Sanjay Agrawal Committee

  • Context (IE): While announcing the decision to repeal the three farm laws, PM assured that a committee will be constituted to look into various issues of farming.
  • Consequently, the Centre constituted a committee headed by former Union Agriculture Secretary Sanjay Agrawal on July 18, 2022.
  • The committee’s terms of reference are:
    • To promote zero-budget-based farming.
    • To change crop patterns, keeping in mind the changing needs of the country.
    • To make MSP more effective and transparent. It does not include a legal guarantee for MSP.
    • Recommendations to strengthen the Agricultural Marketing System.
    • Suggestions on the practicality of giving more autonomy to the Commission for Agricultural Costs and Prices (CACP) and measures to make it more scientific.
  • Members of the committee: Representatives of the Central and State governments, farmers, agricultural scientists, and agricultural economists.
  • Deadline: The notification did not specify the tenure of the Sanjay Agrawal committee. Therefore, the committee has no deadline by which it is required to present its report.

Zero Budget Natural Farming (ZBNF)

  • It is a low-cost farming system that avoids the use of synthetic fertilisers and pesticides.
  • It is based on homemade amendments made from locally sourced materials such as cow dung, urine and plant residues (mulch).
  • It was originally promoted by agriculturist Subhash Palekar, who developed it in the mid-1990s as an alternative to the Green Revolution’s methods.
  • It promotes soil aeration, minimal watering, intercropping, bunds and topsoil mulching.
  • It discourages intensive irrigation and deep ploughing.
  • ZBNF has been adopted enthusiastically in Andhra Pradesh, with nearly 600,000 farmers currently engaged.
  • ZBNF was also highlighted in the 2019 budget in the bid to double farmers’ income by 2022.
Components of Zero Budget Natural Farming
Main components of ZBNF

NCF Report Recommendations

  • Context (IE): On November 18, 2004, the Ministry of Agriculture constituted a National Commission on Farmers (NCF) under Prof Swaminathan.
  • Between December 2004 and October 2006, the NCF submitted five reports.

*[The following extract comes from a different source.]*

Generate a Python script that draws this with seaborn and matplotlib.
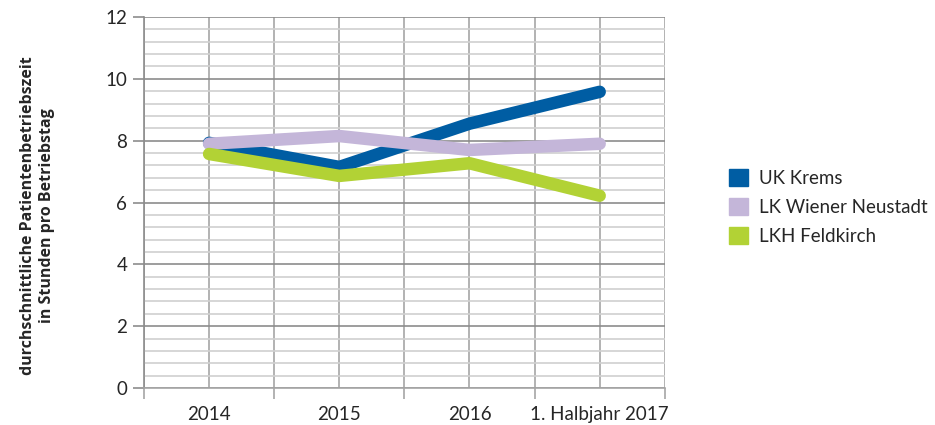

Key Recommendations by the NCF reports

  • Causes of Farmer suicide: Insufficient public investment and inadequate public actions were the reasons for the acute agricultural distress leading to farmer suicides.
  • For Women in Agriculture
    • Support services and access to timely credit and extension services should be ensured.
    • It proposed the establishment of a National Board for Women in Agriculture.
  • Pro-market reforms
    • The NCF suggested a code of conduct for contract farming.
    • The Commission recommended amending State Agriculture Produce Marketing Acts to facilitate private sector or cooperative involvement in establishing markets, developing marketing infrastructure, and providing support services.
    • It also suggested rationalising market fees and other charges while enabling marketing without the obligatory involvement of APMC/licensed traders.
    • Need to reassess the Essential Commodities Act, considering that certain laws may have become outdated.
    • Promote the formation of farmer groups or organisations to negotiate with buyers and safeguard the interests of small-scale farmers.
    • The Commission suggested allowing futures and options trading in agricultural commodities, supervised and regulated by an autonomous body similar to SEBI.
  • Recommendations regarding MSP
    • It emphasised the need to avoid delays in issuing the MSP, especially for Kharif crops.
    • Highlighted the necessity for improving the implementation of MSP across different regions.
    • The Swaminathan Commission did not recommend the fixing of MSP based on C2 (actual cost of production) plus 50 per cent, as demanded by the protesting farmers.
    • MSP should be the minimum benchmark for both government and private traders procurement.
    • Government purchases should include MSP plus the cost escalation since its announcement, reflecting the prevailing market price.
    • The government should also procure staple grains for the Public Distribution System (PDS) at a price equivalent to what private traders offer to farmers.

Abhijit Sen Committee – High-Level Committee on Long-Term Grain Policy, 2002

  • The CACP, when recommending MSPs, should consider Fair Average Quality [FAQ] grain.
  • It should strictly rely on the C2 cost of production, encompassing all costs (including imputed costs of family labour, owned capital, and land rental), especially in more efficient regions.
  • Additionally, the CACP should provide estimates of A2 + FL costs, covering costs actually paid plus the imputed value of family labour for relatively high-cost regions.
  • But this recommendation was not mentioned in the recommendations of the Swaminathan Commission report.
  • Other Suggestions
    • Creation of Farm Schools in the fields of innovative farmers to disseminate their practices.
    • Establishment of a grain bank and community food and fodder banks.
    • Advocated for the promotion of insurance and the creation of a national network of advanced soil testing labs.
    • CACP should function as an independent statutory body, primarily tasked with recommending profitable prices for key agricultural commodities in both dry and irrigated areas.

Cost of Production

  • The CACP suggests setting the MSP based on the weighted average cost of production in states, considering the variability of production costs.
  • It takes into account factors of production, both paid and imputed values of unpaid factors in fixed and variable production costs.
  • However, it does not consider the risk factor, marketing expenses, and post-harvest costs.